[Source code of charts]
- - -

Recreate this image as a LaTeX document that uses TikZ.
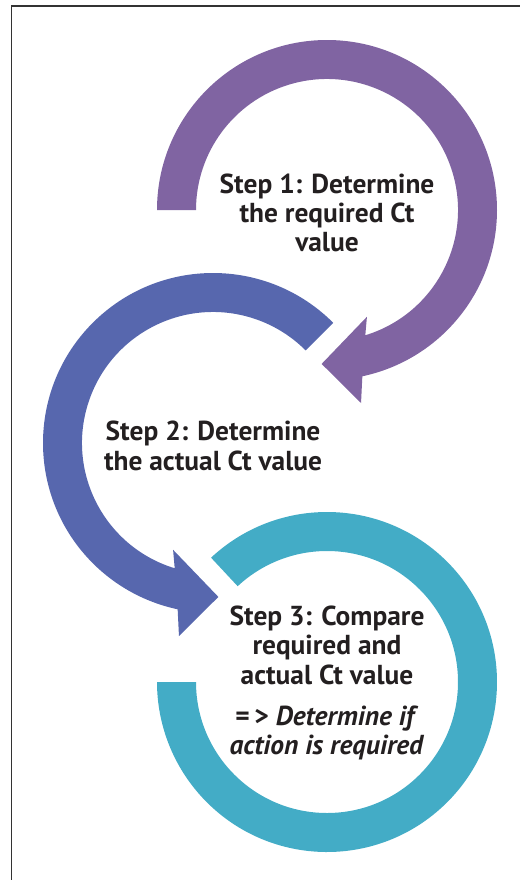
\documentclass[tikz,border=0pt]{standalone}
\usepackage{fontspec}
\setmainfont{PT Sans}
\usepackage{tikz}
\usetikzlibrary{positioning}
\usetikzlibrary{calc}
\definecolor{ringpurple}{HTML}{8064A2}
\definecolor{ringblue}{HTML}{5767AE}
\definecolor{ringteal}{HTML}{43ACC6}
\definecolor{steptext}{HTML}{231F20}

\begin{document}
\begin{tikzpicture}[
purplering/.style={fill=ringpurple},
bluering/.style={fill=ringblue},
tealring/.style={fill=ringteal},
stepnode/.style={align=center, text=steptext, font=\bfseries\fontsize{15.6}{16.7}\selectfont, inner sep=0pt},
framelines/.style={draw=black!80, line width=0.85pt},
]
\useasboundingbox (0,0) rectangle (10.4,-17.6);
%Frame
\draw[framelines] (0.23,-17.6) -- (0.23,-0.12) -- (10.4,-0.12);
%Centres
\coordinate (c1) at (6.54,-4.20);
\coordinate (c2) at (4.26,-8.86);
\coordinate (c3) at (6.54,-13.64);
%Rings
\begin{scope}[shift={(c1)}]
\fill[purplering] (180:3.4) arc[start angle=180, end angle=-78, radius=3.4]
  -- (-80:3.92) -- (-92:3.08) -- (-69.5:2.28) -- (-73:2.62)
  arc[start angle=-73, end angle=180, radius=2.62] -- cycle;
\end{scope}
\begin{scope}[shift={(c2)}]
\fill[bluering] (45:3.4) arc[start angle=45, end angle=258, radius=3.4]
  -- (260:3.92) -- (272:3.08) -- (249.5:2.28) -- (253:2.62)
  arc[start angle=253, end angle=45, radius=2.62] -- cycle;
\end{scope}
\begin{scope}[shift={(c3)}]
\fill[tealring] (133:3.4) arc[start angle=133, end angle=-180, radius=3.4]
  -- (-180:2.62) arc[start angle=-180, end angle=133, radius=2.62] -- cycle;
\end{scope}
%Text
\node[stepnode] (step1) at ($(c1)+(0,-0.06)$) {Step 1: Determine\\the required Ct\\value};
\node[stepnode] (step2) at ($(c2)+(0,-0.06)$) {Step 2: Determine\\the actual Ct value};
\node[stepnode] (step3) at ($(c3)+(0,-0.02)$) {Step 3: Compare\\required and\\actual Ct value\\[6.5pt]=\,> \textit{Determine if}\\\textit{action is required}};
\end{tikzpicture}
\end{document}
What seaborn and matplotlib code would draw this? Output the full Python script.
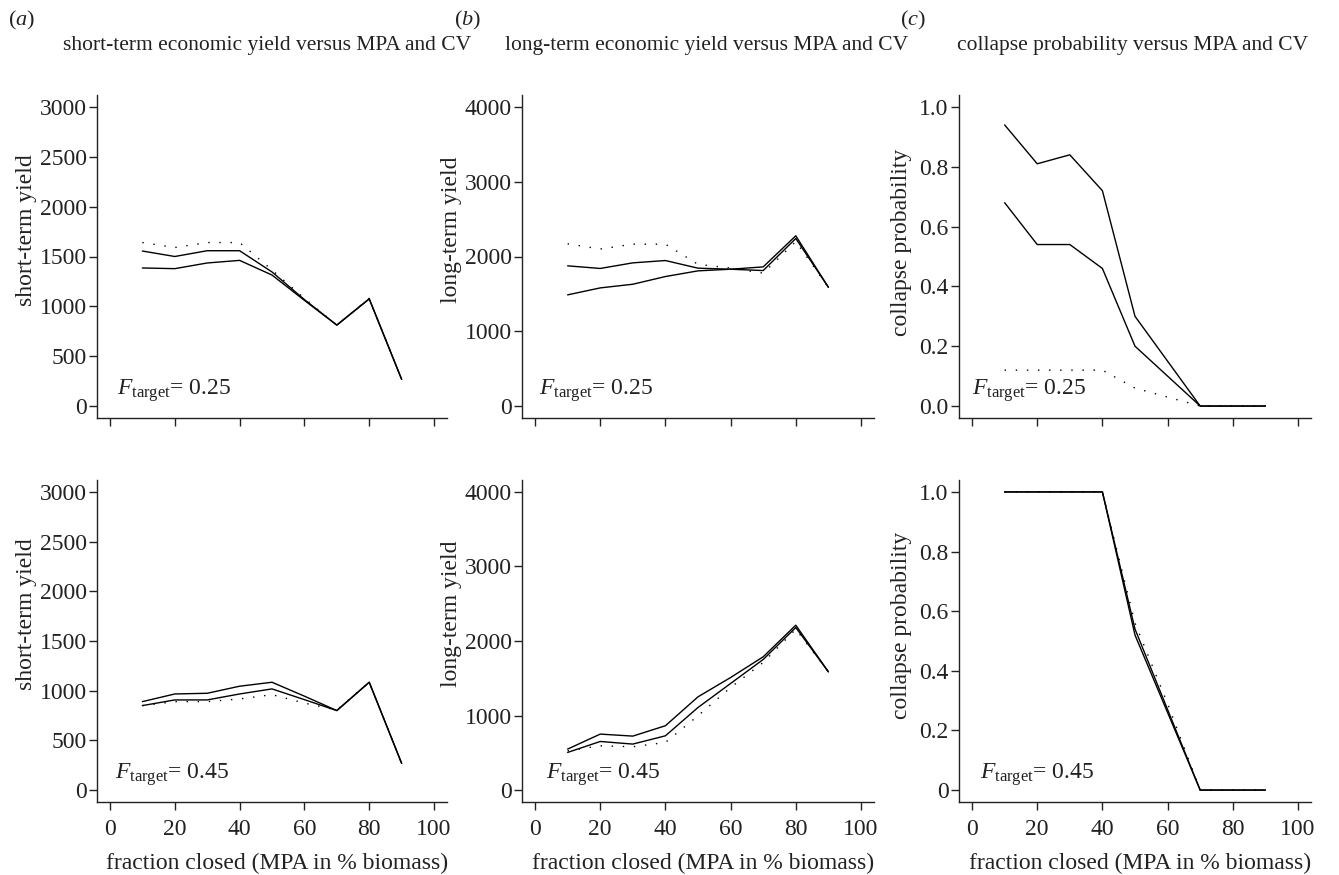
import numpy as np
import pandas as pd
import matplotlib
matplotlib.use("Agg")
import matplotlib.pyplot as plt
import seaborn as sns

# ---------------- data ----------------
fraction_closed = [10, 20, 30, 40, 50, 60, 70, 80, 90]
series_names = ["dotted", "solid_a", "solid_b"]

# short-term yield, F_target = 0.25
st25_dotted = [1640, 1590, 1640, 1640, 1365, 1080, 812, 1080, 268]
st25_solid_a = [1555, 1500, 1558, 1558, 1345, 1068, 812, 1075, 268]
st25_solid_b = [1385, 1378, 1435, 1461, 1314, 1060, 812, 1075, 268]

# long-term yield, F_target = 0.25
lt25_dotted = [2170, 2100, 2165, 2165, 1895, 1845, 1777, 2200, 1589]
lt25_solid_a = [1875, 1840, 1915, 1946, 1844, 1830, 1861, 2277, 1589]
lt25_solid_b = [1487, 1580, 1629, 1732, 1808, 1830, 1812, 2241, 1589]

# collapse probability, F_target = 0.25
cp25_dotted = [0.12, 0.12, 0.12, 0.12, 0.06, 0.03, 0.0, 0.0, 0.0]
cp25_solid_a = [0.94, 0.81, 0.84, 0.72, 0.30, 0.15, 0.0, 0.0, 0.0]
cp25_solid_b = [0.68, 0.54, 0.54, 0.46, 0.20, 0.10, 0.0, 0.0, 0.0]

# short-term yield, F_target = 0.45
st45_dotted = [850, 890, 890, 917, 960, 875, 806, 1085, 269]
st45_solid_a = [890, 967, 974, 1045, 1085, 945, 800, 1085, 269]
st45_solid_b = [850, 907, 907, 967, 1018, 910, 800, 1085, 269]

# long-term yield, F_target = 0.45
lt45_dotted = [527, 594, 581, 639, 997, 1376, 1712, 2158, 1587]
lt45_solid_a = [550, 751, 724, 863, 1251, 1510, 1788, 2212, 1587]
lt45_solid_b = [505, 652, 617, 728, 1108, 1430, 1752, 2181, 1587]

# collapse probability, F_target = 0.45
cp45_dotted = [1.0, 1.0, 1.0, 1.0, 0.56, 0.29, 0.0, 0.0, 0.0]
cp45_solid_a = [1.0, 1.0, 1.0, 1.0, 0.54, 0.27, 0.0, 0.0, 0.0]
cp45_solid_b = [1.0, 1.0, 1.0, 1.0, 0.52, 0.26, 0.0, 0.0, 0.0]

panel_titles = ["short-term economic yield versus MPA and CV",
                "long-term economic yield versus MPA and CV",
                "collapse probability versus MPA and CV"]
panel_letters = ["a", "b", "c"]
y_labels = ["short-term yield", "long-term yield", "collapse probability"]
x_label = "fraction closed (MPA in % biomass)"
f_targets = ["0.25", "0.45"]
x_ticks = [0, 20, 40, 60, 80, 100]
yield_st_ticks = [0, 500, 1000, 1500, 2000, 2500, 3000]
yield_lt_ticks = [0, 1000, 2000, 3000, 4000]
prob_ticks = [0.0, 0.2, 0.4, 0.6, 0.8, 1.0]
prob_ticklabels_top = ["0.0", "0.2", "0.4", "0.6", "0.8", "1.0"]
prob_ticklabels_bottom = ["0", "0.2", "0.4", "0.6", "0.8", "1.0"]

# ---------------- style ----------------
sns.set_theme(style="ticks")
plt.rcParams["font.family"] = ["Liberation Serif", "DejaVu Serif"]
plt.rcParams["mathtext.fontset"] = "custom"
plt.rcParams["mathtext.rm"] = "Liberation Serif"
plt.rcParams["mathtext.it"] = "Liberation Serif:italic"
plt.rcParams["axes.linewidth"] = 1.0
plt.rcParams["axes.edgecolor"] = "#222222"

FS = 17
W, H = 1339, 875
fig = plt.figure(figsize=(W / 100, H / 100), dpi=100)


def make_df(vals):
    rows = []
    for name, v in zip(series_names, vals):
        for xx, yy in zip(fraction_closed, v):
            rows.append({"x": xx, "y": yy, "series": name})
    return pd.DataFrame(rows)


data = [
    [make_df([st25_dotted, st25_solid_a, st25_solid_b]),
     make_df([lt25_dotted, lt25_solid_a, lt25_solid_b]),
     make_df([cp25_dotted, cp25_solid_a, cp25_solid_b])],
    [make_df([st45_dotted, st45_solid_a, st45_solid_b]),
     make_df([lt45_dotted, lt45_solid_a, lt45_solid_b]),
     make_df([cp45_dotted, cp45_solid_a, cp45_solid_b])],
]

# pixel boxes (left, right) and (top, bottom)
cols_px = [(97, 447), (522, 874), (959, 1311)]
rows_px = [(95, 418), (480, 802)]
ylims = [(-120, 3120), (-160, 4160), (-0.04, 1.04)]
yticks = [yield_st_ticks, yield_lt_ticks, prob_ticks]
ylabel_xpx = [27, 451, 902]
ylabel_y = [[0.582, 0.582, 0.545], [0.584, 0.584, 0.547]]
f_x = [[0.057, 0.048, 0.037], [0.051, 0.068, 0.060]]
title_center_px = [267, 707, 1133]

dash_map = {"dotted": (1, 7), "solid_a": "", "solid_b": ""}

for r in range(2):
    for c in range(3):
        l, rr = cols_px[c]
        t, b = rows_px[r]
        ax = fig.add_axes([l / W, (H - b) / H, (rr - l) / W, (b - t) / H])
        sns.lineplot(data=data[r][c], x="x", y="y", style="series",
                     dashes=dash_map, color="black", linewidth=1.0,
                     estimator=None, legend=False, ax=ax)
        sns.despine(ax=ax)
        ax.set_xlim(-4, 104)
        ax.set_ylim(*ylims[c])
        ax.set_xticks(x_ticks)
        ax.set_yticks(yticks[c])
        if c == 2:
            ax.set_yticklabels(prob_ticklabels_top if r == 0 else prob_ticklabels_bottom)
        ax.tick_params(axis="both", direction="out", length=6, width=1.0,
                       color="#222222", labelsize=FS, labelcolor="#222222")
        ax.tick_params(axis="y", pad=1.5)
        ax.tick_params(axis="x", pad=6)
        if r == 0:
            ax.tick_params(axis="x", labelbottom=False)
            ax.set_xlabel("")
        else:
            ax.set_xlabel(x_label, fontsize=FS, color="#222222")
            ax.xaxis.set_label_coords(0.515, -0.19)
            ax.xaxis.label.set_va("center")
        ax.set_ylabel(y_labels[c], fontsize=FS, color="#222222")
        ax.yaxis.set_label_coords((ylabel_xpx[c] - l) / (rr - l), ylabel_y[r][c])
        ax.yaxis.label.set_va("center")
        ax.text(f_x[r][c], 0.071, r"$F_{\mathrm{target}}$" + "= " + f_targets[r],
                transform=ax.transAxes, fontsize=FS, color="#222222",
                ha="left", va="baseline")
        ax.set_facecolor("white")
        if r == 0:
            fig.text(title_center_px[c] / W, 1 - 50 / H, panel_titles[c],
                     ha="center", va="baseline", fontsize=15.5, color="#222222")

# panel letters
for i, letter in enumerate(panel_letters):
    fig.text((8 + i * 446) / W, 1 - 25 / H, "(" + r"$\it{" + letter + "}$" + ")",
             ha="left", va="baseline", fontsize=16, color="#222222")

fig.savefig("out.png", dpi=100, facecolor="white")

- - -

#### WHAT IS NEEDED
Only the lines from the one containing "What seaborn and" down to the one containing "st45_solid_b = [850, 907, 907, 967, 1018, 910, 800, 1085, 269]" should be copied, exactly and with both ends kept. Drop the pictures.

#### TASK OUTPUT
What seaborn and matplotlib code would draw this? Output the full Python script.
import numpy as np
import pandas as pd
import matplotlib
matplotlib.use("Agg")
import matplotlib.pyplot as plt
import seaborn as sns

# ---------------- data ----------------
fraction_closed = [10, 20, 30, 40, 50, 60, 70, 80, 90]
series_names = ["dotted", "solid_a", "solid_b"]

# short-term yield, F_target = 0.25
st25_dotted = [1640, 1590, 1640, 1640, 1365, 1080, 812, 1080, 268]
st25_solid_a = [1555, 1500, 1558, 1558, 1345, 1068, 812, 1075, 268]
st25_solid_b = [1385, 1378, 1435, 1461, 1314, 1060, 812, 1075, 268]

# long-term yield, F_target = 0.25
lt25_dotted = [2170, 2100, 2165, 2165, 1895, 1845, 1777, 2200, 1589]
lt25_solid_a = [1875, 1840, 1915, 1946, 1844, 1830, 1861, 2277, 1589]
lt25_solid_b = [1487, 1580, 1629, 1732, 1808, 1830, 1812, 2241, 1589]

# collapse probability, F_target = 0.25
cp25_dotted = [0.12, 0.12, 0.12, 0.12, 0.06, 0.03, 0.0, 0.0, 0.0]
cp25_solid_a = [0.94, 0.81, 0.84, 0.72, 0.30, 0.15, 0.0, 0.0, 0.0]
cp25_solid_b = [0.68, 0.54, 0.54, 0.46, 0.20, 0.10, 0.0, 0.0, 0.0]

# short-term yield, F_target = 0.45
st45_dotted = [850, 890, 890, 917, 960, 875, 806, 1085, 269]
st45_solid_a = [890, 967, 974, 1045, 1085, 945, 800, 1085, 269]
st45_solid_b = [850, 907, 907, 967, 1018, 910, 800, 1085, 269]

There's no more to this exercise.